**What to produce**. Reproduce the listing below exactly, minus its pictures.

*-*-*

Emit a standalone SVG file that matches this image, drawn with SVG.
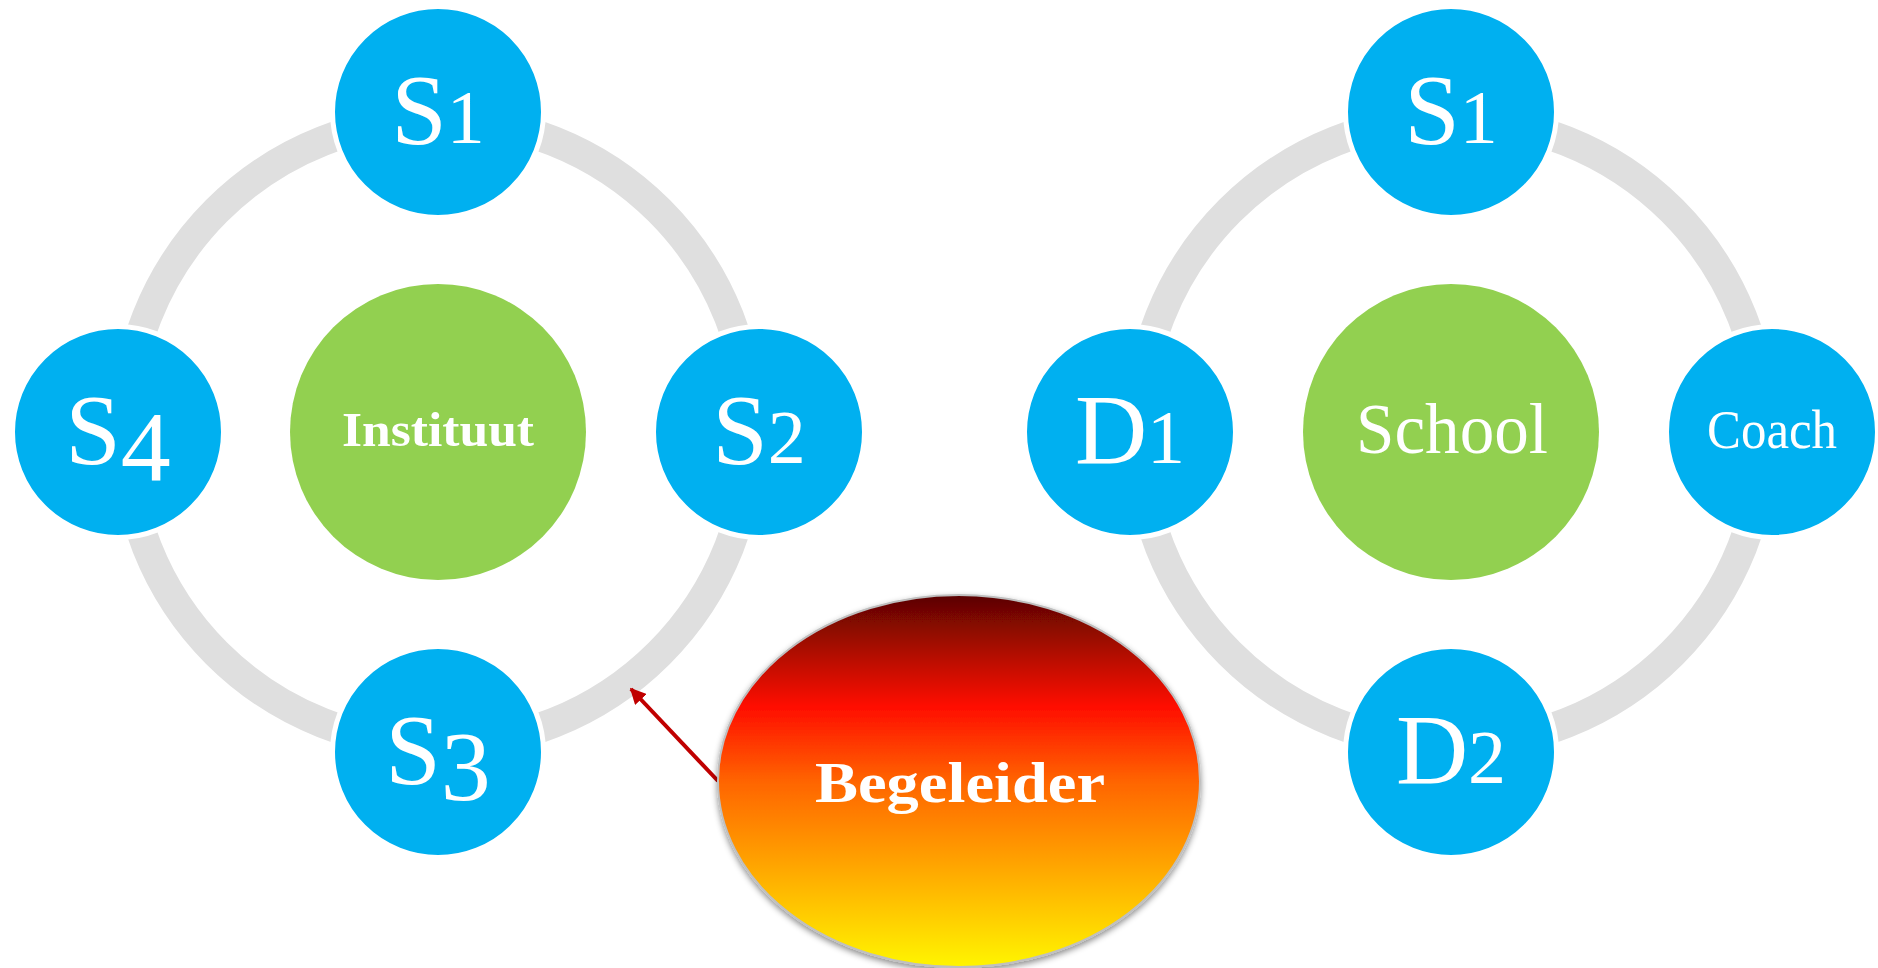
<svg xmlns="http://www.w3.org/2000/svg" width="1878" height="968" viewBox="0 0 1878 968">
<defs>
<style>
.ring{fill:none;stroke:#dfdfdf;stroke-width:30}
.blue{fill:#00b0f0;stroke:#ffffff;stroke-width:5}
.green{fill:#92d050}
.t{font-family:"Liberation Serif","Times New Roman",serif;fill:#ffffff;text-anchor:middle}
.big{font-size:100px}
.dig{font-size:76px}
.dd{font-size:100px}
</style>
<linearGradient id="fire" x1="0" y1="0" x2="0" y2="1">
<stop offset="0" stop-color="#5a0505"/>
<stop offset="0.3" stop-color="#ff0d00"/>
<stop offset="0.5" stop-color="#ff6400"/>
<stop offset="0.72" stop-color="#ffa300"/>
<stop offset="1" stop-color="#fff500"/>
</linearGradient>
<filter id="sh" x="-10%" y="-10%" width="120%" height="125%">
<feGaussianBlur in="SourceAlpha" stdDeviation="3"/>
<feOffset dy="3" result="b"/>
<feFlood flood-color="#000" flood-opacity="0.45"/>
<feComposite in2="b" operator="in"/>
<feMerge><feMergeNode/><feMergeNode in="SourceGraphic"/></feMerge>
</filter>
<marker id="ah" viewBox="0 0 10 10" refX="9" refY="5" markerWidth="4" markerHeight="4" orient="auto">
<path d="M0,0 L10,5 L0,10 z" fill="#c00000"/>
</marker>
</defs>
<rect width="1878" height="968" fill="#ffffff"/>
<g id="connectors">
<circle class="ring" cx="438" cy="432" r="313"/>
<circle class="ring" cx="1451" cy="432" r="313"/>
<line x1="718" y1="781" x2="631" y2="689" stroke="#c00000" stroke-width="4" marker-end="url(#ah)"/>
</g>
<g id="instituut"><circle class="green" cx="438" cy="432" r="148"/><text class="t" x="438" y="446" font-size="48" font-weight="bold" textLength="192" lengthAdjust="spacingAndGlyphs">Instituut</text></g>
<g id="s1-left"><circle class="blue" cx="438" cy="112" r="105.5"/><text class="t big" x="438" y="143">S<tspan class="dig">1</tspan></text></g>
<g id="s2-left"><circle class="blue" cx="759" cy="432" r="105.5"/><text class="t big" x="759" y="463">S<tspan class="dig">2</tspan></text></g>
<g id="s3-left"><circle class="blue" cx="438" cy="752" r="105.5"/><text class="t big" x="438" y="783">S<tspan class="dd" dy="17">3</tspan></text></g>
<g id="s4-left"><circle class="blue" cx="118" cy="432" r="105.5"/><text class="t big" x="118" y="463">S<tspan class="dd" dy="17">4</tspan></text></g>
<g id="school"><circle class="green" cx="1451" cy="432" r="148"/><text class="t" x="1452" y="453" font-size="72" textLength="192" lengthAdjust="spacingAndGlyphs">School</text></g>
<g id="s1-right"><circle class="blue" cx="1451" cy="112" r="105.5"/><text class="t big" x="1451" y="143">S<tspan class="dig">1</tspan></text></g>
<g id="coach"><circle class="blue" cx="1772" cy="432" r="105.5"/><text class="t" x="1772" y="448" font-size="54" textLength="130" lengthAdjust="spacingAndGlyphs">Coach</text></g>
<g id="d2"><circle class="blue" cx="1451" cy="752" r="105.5"/><text class="t big" x="1451" y="783">D<tspan class="dig">2</tspan></text></g>
<g id="d1"><circle class="blue" cx="1130" cy="432" r="105.5"/><text class="t big" x="1130" y="463">D<tspan class="dig">1</tspan></text></g>
<g id="begeleider"><ellipse cx="959" cy="781" rx="241" ry="186" fill="url(#fire)" stroke="#bfbfbf" stroke-width="2" filter="url(#sh)"/><text class="t" x="960" y="802" font-size="58" font-weight="bold" textLength="290" lengthAdjust="spacingAndGlyphs">Begeleider</text></g>
</svg>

*-*-*

**Task output**.
Emit a standalone SVG file that matches this image, drawn with SVG.
<svg xmlns="http://www.w3.org/2000/svg" width="1878" height="968" viewBox="0 0 1878 968">
<defs>
<style>
.ring{fill:none;stroke:#dfdfdf;stroke-width:30}
.blue{fill:#00b0f0;stroke:#ffffff;stroke-width:5}
.green{fill:#92d050}
.t{font-family:"Liberation Serif","Times New Roman",serif;fill:#ffffff;text-anchor:middle}
.big{font-size:100px}
.dig{font-size:76px}
.dd{font-size:100px}
</style>
<linearGradient id="fire" x1="0" y1="0" x2="0" y2="1">
<stop offset="0" stop-color="#5a0505"/>
<stop offset="0.3" stop-color="#ff0d00"/>
<stop offset="0.5" stop-color="#ff6400"/>
<stop offset="0.72" stop-color="#ffa300"/>
<stop offset="1" stop-color="#fff500"/>
</linearGradient>
<filter id="sh" x="-10%" y="-10%" width="120%" height="125%">
<feGaussianBlur in="SourceAlpha" stdDeviation="3"/>
<feOffset dy="3" result="b"/>
<feFlood flood-color="#000" flood-opacity="0.45"/>
<feComposite in2="b" operator="in"/>
<feMerge><feMergeNode/><feMergeNode in="SourceGraphic"/></feMerge>
</filter>
<marker id="ah" viewBox="0 0 10 10" refX="9" refY="5" markerWidth="4" markerHeight="4" orient="auto">
<path d="M0,0 L10,5 L0,10 z" fill="#c00000"/>
</marker>
</defs>
<rect width="1878" height="968" fill="#ffffff"/>
<g id="connectors">
<circle class="ring" cx="438" cy="432" r="313"/>
<circle class="ring" cx="1451" cy="432" r="313"/>
<line x1="718" y1="781" x2="631" y2="689" stroke="#c00000" stroke-width="4" marker-end="url(#ah)"/>
</g>
<g id="instituut"><circle class="green" cx="438" cy="432" r="148"/><text class="t" x="438" y="446" font-size="48" font-weight="bold" textLength="192" lengthAdjust="spacingAndGlyphs">Instituut</text></g>
<g id="s1-left"><circle class="blue" cx="438" cy="112" r="105.5"/><text class="t big" x="438" y="143">S<tspan class="dig">1</tspan></text></g>
<g id="s2-left"><circle class="blue" cx="759" cy="432" r="105.5"/><text class="t big" x="759" y="463">S<tspan class="dig">2</tspan></text></g>
<g id="s3-left"><circle class="blue" cx="438" cy="752" r="105.5"/><text class="t big" x="438" y="783">S<tspan class="dd" dy="17">3</tspan></text></g>
<g id="s4-left"><circle class="blue" cx="118" cy="432" r="105.5"/><text class="t big" x="118" y="463">S<tspan class="dd" dy="17">4</tspan></text></g>
<g id="school"><circle class="green" cx="1451" cy="432" r="148"/><text class="t" x="1452" y="453" font-size="72" textLength="192" lengthAdjust="spacingAndGlyphs">School</text></g>
<g id="s1-right"><circle class="blue" cx="1451" cy="112" r="105.5"/><text class="t big" x="1451" y="143">S<tspan class="dig">1</tspan></text></g>
<g id="coach"><circle class="blue" cx="1772" cy="432" r="105.5"/><text class="t" x="1772" y="448" font-size="54" textLength="130" lengthAdjust="spacingAndGlyphs">Coach</text></g>
<g id="d2"><circle class="blue" cx="1451" cy="752" r="105.5"/><text class="t big" x="1451" y="783">D<tspan class="dig">2</tspan></text></g>
<g id="d1"><circle class="blue" cx="1130" cy="432" r="105.5"/><text class="t big" x="1130" y="463">D<tspan class="dig">1</tspan></text></g>
<g id="begeleider"><ellipse cx="959" cy="781" rx="241" ry="186" fill="url(#fire)" stroke="#bfbfbf" stroke-width="2" filter="url(#sh)"/><text class="t" x="960" y="802" font-size="58" font-weight="bold" textLength="290" lengthAdjust="spacingAndGlyphs">Begeleider</text></g>
</svg>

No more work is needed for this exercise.